A third controversy — in which some owners convert what would have been taxed as salary or dividends into capital gains — shouldn't be. On that one, I think you are probably right. I know some doctors and lawyers are upset about you taking away those sorts of tax planning measures, but I'm not one of them. That kind of thing favours professionals who already earn big bucks, and that isn't terribly fair to others.
Small business folks like me, various experts, the Tories, the NDP and even your own MPs are telling you that you are making a mistake.
But the main problem, Messrs. Trudeau and Morneau, isn't quite so much one tax measure or another. It isn't the policies, per se.
It's the way you are handling this one, fellas. Small business folks like me, various experts, the Tories, the NDP and even your own MPs are telling you that you are making a mistake. And, despite that, you insist that you are still going ahead.

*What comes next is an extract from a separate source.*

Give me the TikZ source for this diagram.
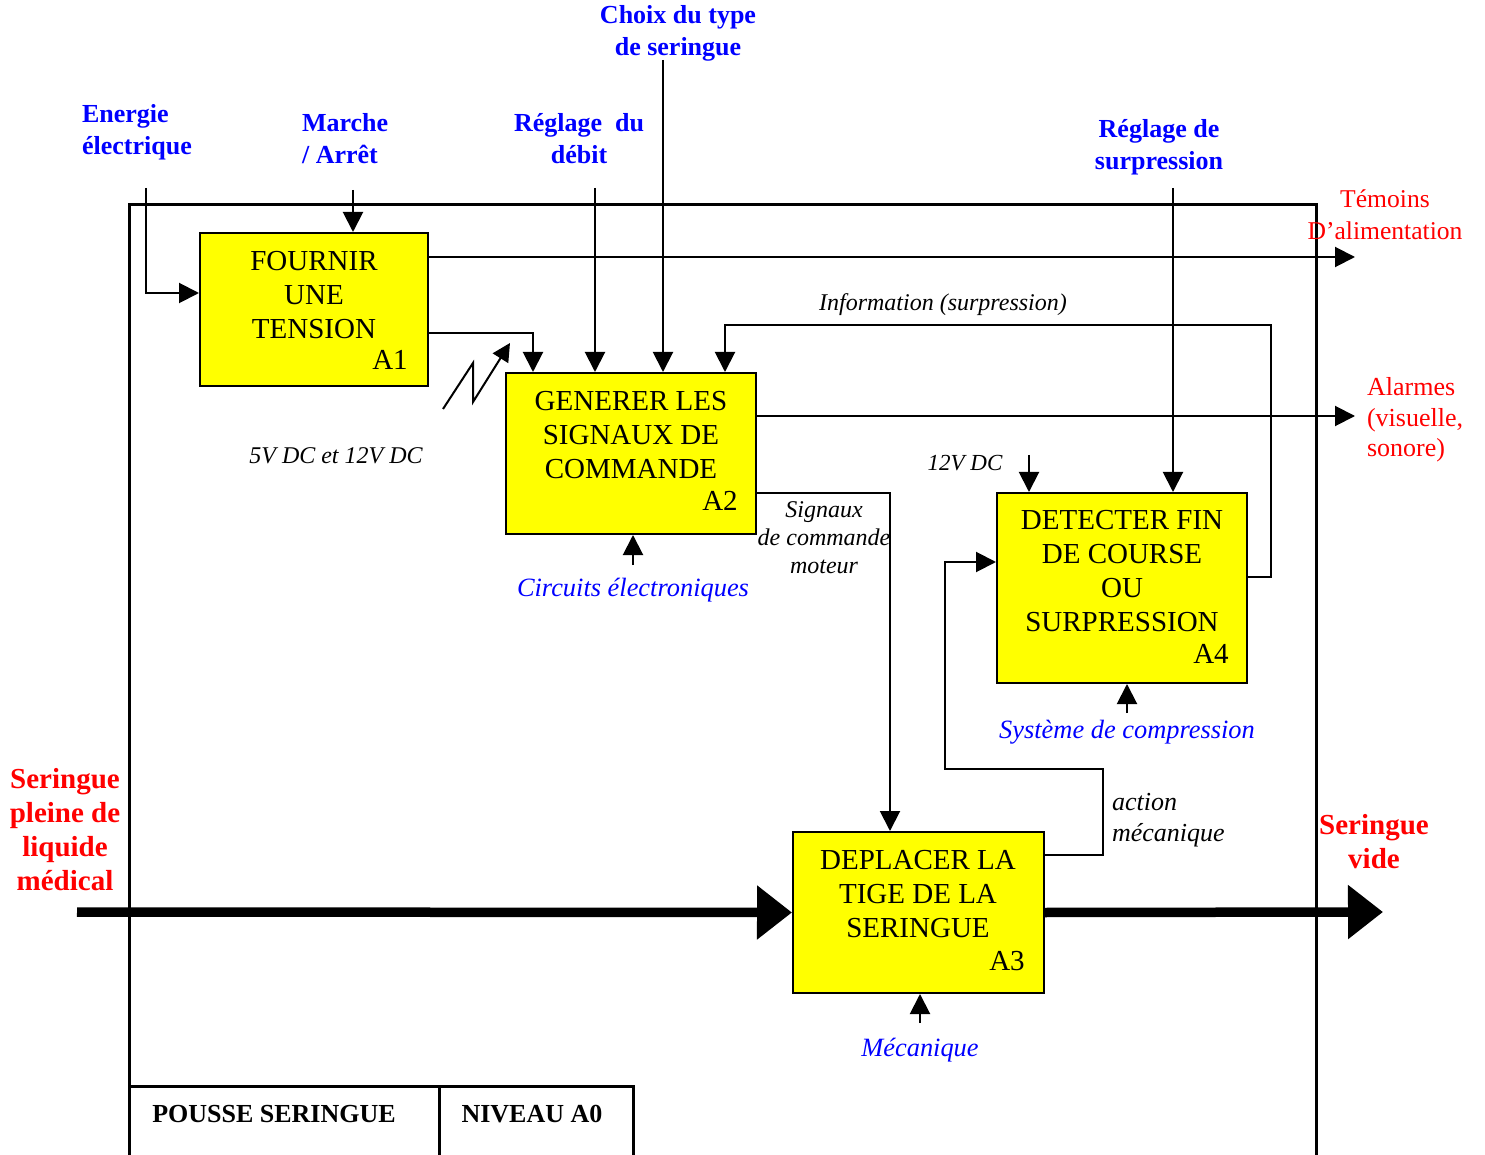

No changes, no compromise, no acknowledgement that you might be wrong on a couple things. One of your back-bench supporters even likened those of us who are worried to Marie Antoinette, eating cake and living in gated communities. He deserves to be disciplined for that.
Anyway. I'm a small business owner. Some nights, I still lay awake for many hours, worrying about payroll, worrying about losing some business. You two, where you work? You don't ever have to worry about those things. I don't think you ever have. But worry you should, fellas.
This small business thing? It's big.